Sometimes in these latter years, when things went hard with us, there would come a flash of memory and William and I would see the face of some child always as if the sun was shining on it, looking at us, believing in us from far down the years. And it has helped, often more than the recollection of older, wiser saints. Our experience was that the faces of the children we had known lasted better in memory than those of older people. And they always look right, as if God had just made them.
It was always nip and tuck, in the records of William's ministry, whether he would perform more marriage ceremonies or preach more funerals. Some years the weddings would have it. Then again, the dead got the better of it. As a rule, the poorer the people we served the more weddings we helped to celebrate, and if the heroes and heroines of them did not live happy ever after, at least they lived together.
There is no hour of the day or night that William has not sanctified with somebody's marriage vows. Once, about two o'clock in the morning, there was a furious rap at the door of the parsonage. William stuck his head out of the window overhead and beheld a red-faced young farmer standing in the moonlight, holding the hand of his sweetheart, who was looking up at him with the expression that a white rose wears in a storm.
"Come down and tie us, Parson," called the groom. "You ain't got time to dress. They air after us hot-footed."
William slipped on his longtailed coat over his pajamas, hurried downstairs and married them there in the moonlight, after having examined the license the young man handed in through the parlor window. And he looked well enough from the sill up, but from the sill down I doubt if his costume would have passed muster.

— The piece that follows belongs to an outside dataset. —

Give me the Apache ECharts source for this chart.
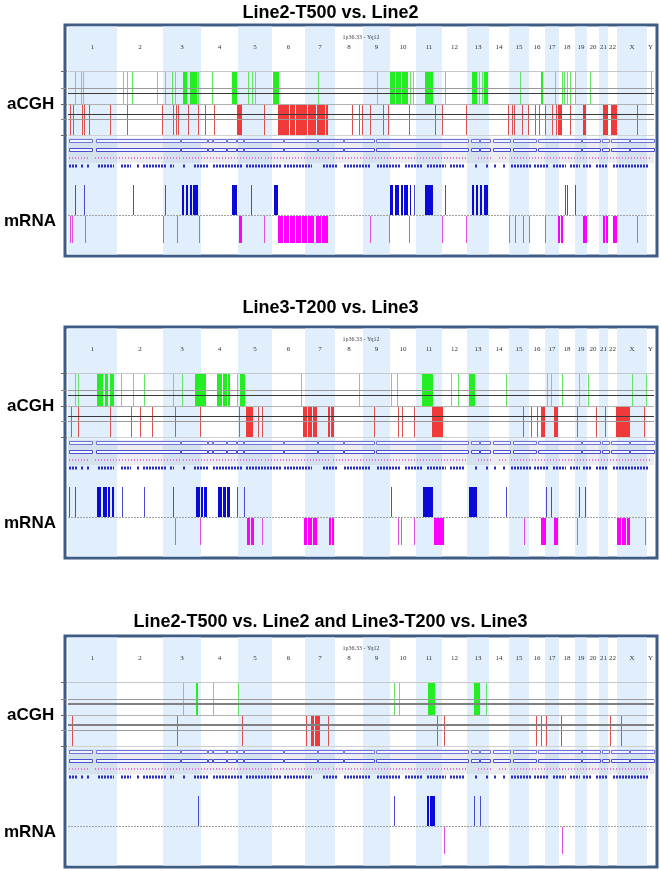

Fortunately, no one thought of divorces in those days. Women stayed with their husbands at the sacrifice of self-respect and everything else save honor. And they were better women, more respected than those who kick up so much divorce dust in society nowadays. Part of their dissatisfaction comes from bad temper and bad training, and a good deal of it comes from getting foolish notions out of books about the way husbands do or do not love their wives. It seems they can't be satisfied how they do it or how they don't do it. But back there William and I never had any biological suspicions about the nature of love, and the people he married to one another did not have any, either.
Once I remember a bridegroom who blushingly confessed that he was too poor to pay the fee usually offered the preacher.
"But I'll pay you, Parson," he whispered as he swung his bride up behind him upon his horse; "I'll pay as soon as I'm able."